Brittney Burns – Staff Writer

Ensuring that the infrastructure of Macon County Schools stays current, affording its students the best educational opportunities possible is something members of the Board of Education and Macon County Commissioners work together on each year. In addition to the more than $7 million in operating expenses that Macon County Commissioners allocate to the school board each year, commissioners provide the school system with a capital outlay budget to complete needed renovations and improvement projects throughout the district.

This budget cycle, commissioners increased the school system’s capital outlay budget by $200,000 to a total of $500,000. Of the $500,000 provided to the school system, the county earmarked $200,000 to replace the gym roof at Highlands School.

Last week, members of the Macon County Board of Education met to prioritize the district’s capital outlay requests submitted by principals. School board members were presented with a spreadsheet featuring 74 capital outlay requests for vehicles, furniture, technology, safety, and structural needs throughout the district.

The total requests topped $9,389,389.20, leaving board members to prioritize the list based on the $500,000 allotted for projects. Of the projects presented this year, 24 projects were also requested last year and remain a need in the district.

Macon County Superintendent Dr. Chris Baldwin worked with school officials to prioritize the list and presented board members with a proposal that includes 10 capital outlay projects or purchases for a total of $499,978.

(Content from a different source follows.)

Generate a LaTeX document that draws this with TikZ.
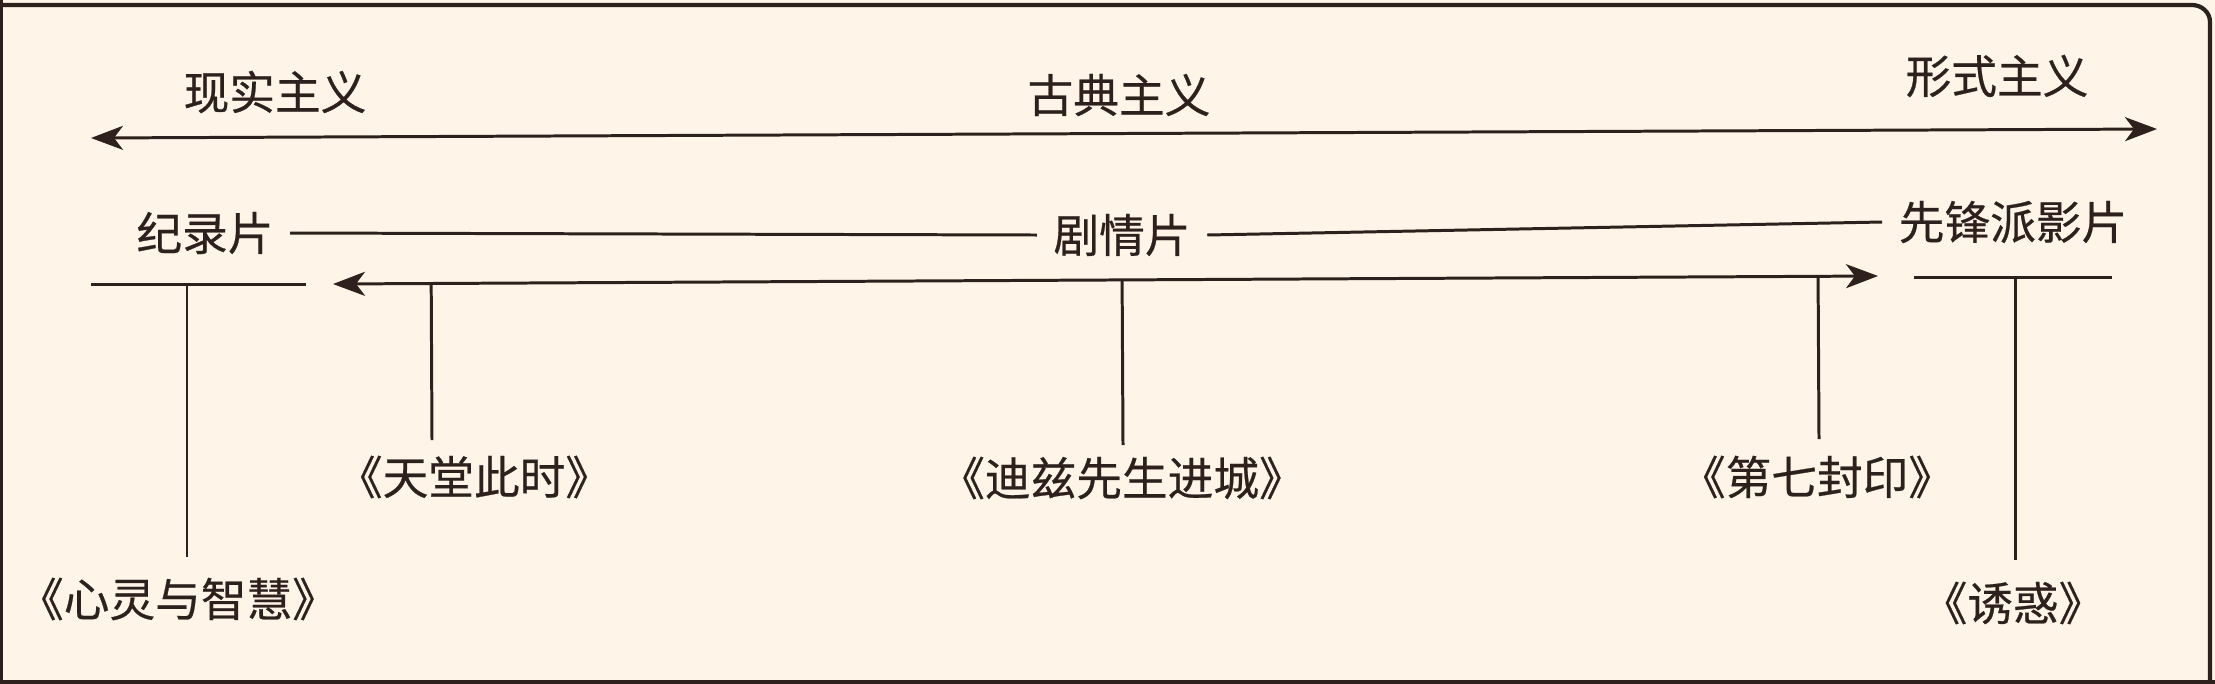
\documentclass[tikz,border=0pt]{standalone}
\usepackage{fontspec}
\setmainfont{Noto Sans CJK SC}[FakeBold=0.5]
\usetikzlibrary{arrows.meta,calc}
\definecolor{paper}{HTML}{FEF4E7}
\definecolor{ink}{HTML}{2E201C}
\tikzset{
  lbl/.style={text=ink,font=\fontsize{13pt}{15pt}\selectfont,inner sep=1.6mm},
  conn/.style={draw=ink,line width=0.85pt},
  tip/.style={conn,{Stealth[length=3.2mm,width=2.4mm,inset=0.9mm]}-{Stealth[length=3.2mm,width=2.4mm,inset=0.9mm]}},
  frame/.style={draw=ink,line width=1.2pt}
}
\begin{document}
\begin{tikzpicture}[x=0.1mm,y=-0.1mm]
\fill[paper] (0,0) rectangle (2215,683);
\useasboundingbox (0,0) rectangle (2215,683);
% frame
\draw[frame] (0,5) -- (2192,5) to[out=0,in=90] (2210,22) -- (2210,683);
\draw[frame] (0,682) -- (2215,682);
\draw[frame] (1,0) -- (1,683);
% top scale
\node[lbl] (realism) at (275,92) {现实主义};
\node[lbl] (classic) at (1119,95) {古典主义};
\node[lbl] (formal) at (1997,76) {形式主义};
\coordinate (topL) at (91,138);
\coordinate (topR) at (2157,129);
\draw[tip] (topL) -- (topR);
% film kinds
\node[lbl] (doc) at (205,233) {纪录片};
\node[lbl] (fiction) at (1122,235) {剧情片};
\node[lbl] (avant) at (2013,222) {先锋派影片};
\draw[conn] (doc.east) -- (fiction.west);
\draw[conn] (fiction.east) -- (avant.west);
% lower brackets
\coordinate (lsL) at (91,284);
\coordinate (lsR) at (306,284);
\coordinate (lowL) at (333,284);
\coordinate (lowR) at (1878,276);
\coordinate (rsL) at (1914,277);
\coordinate (rsR) at (2112,277);
\draw[conn] (lsL) -- (lsR);
\draw[tip] (lowL) -- (lowR);
\draw[conn] (rsL) -- (rsR);
% films
\node[lbl] (f1) at (178,599) {《心灵与智慧》};
\node[lbl] (f2) at (474,477) {《天堂此时》};
\node[lbl] (f3) at (1122,478) {《迪兹先生进城》};
\node[lbl] (f4) at (1817,477) {《第七封印》};
\node[lbl] (f5) at (2013,603) {《诱惑》};
\coordinate (t1) at (187,557);
\coordinate (t2) at (432,440);
\coordinate (t3) at (1123,445);
\coordinate (t4) at (1819,439);
\coordinate (t5) at (2015,560);
\draw[conn] (t1) -- ($(lsL)!(t1)!(lsR)$);
\draw[conn] (t2) -- ($(lowL)!(t2)!(lowR)$);
\draw[conn] (t3) -- ($(lowL)!(t3)!(lowR)$);
\draw[conn] (t4) -- ($(lowL)!(t4)!(lowR)$);
\draw[conn] (t5) -- ($(rsL)!(t5)!(rsR)$);
\end{tikzpicture}
\end{document}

2016-17 Capital Outlay Proposal 

*$20,000: Additional replacement of the resurfacing at the Franklin High School Track

*$217,171: Replacement of the gym roof at Highlands School

*$10,000: New Speaker Systems in the gym at Macon Middle School and Franklin High School

*$41,711: SAN replacement district wide

*$50,000: Replacement of projectors in the district (7 year replacement plan)

*$5,925: Purchase a fire suppression system for Nantahala, Macon Middle and East Franklin Elementary Schools

*$42,171: Purchase of school furniture and equipment throughout the district (original request was $114,000)

*$28,000: Purchase a new box truck

*$85,000: Purchase a new 66 passenger activity bus

The Macon County Board of Education will vote on the capital outlay budget during its September meeting on Tuesday, Sept. 20, at 6 p.m. in Highlands. The final capital outlay budget may change, based on the recommendation of county commissioners during a joint facilities review committee scheduled for Tuesday, Sept. 13, at 1 p.m.

Two projects identified in the capital outlay proposal, the FHS track resurfacing and the Highlands Gym roof replacement have received county dollars in the past. Members of the board of education said they would like to go to commissioners again and ask for additional funds, separate of the $500,000 capital outlay budget, to complete those upgrades. The county already allocated $200,000 for the Highlands roof replacement, but after bids came in for the project, the project will total $217,171 and school officials would like to see the county pay for the entire project.

The track resurfacing project is contingent upon two things. First, the company handling the resurfacing, Competition Athletics Surfaces, Inc. (CAS), plans to visit FHS in October to try a new adhesive to fix bubbling in the resurfacing that was completed in July. If the adhesive works, school officials noted they would like to see the entire track fixed using the new solution, which would cost the $20,000. Second, CAS has a full schedule and may not be able to return in the spring to fix the track assuming the new adhesive works in October. If the adhesive doesn’t work, the school board wouldn’t want to spend additional dollars in the spring to fix the track, but if CAS cannot come back in the spring, the school board said they may not want to wait until after the attempt in October to see if the adhesive will work and just go ahead and try to fix the entire track for the proposed $20,000 and hope the new adhesive solution works.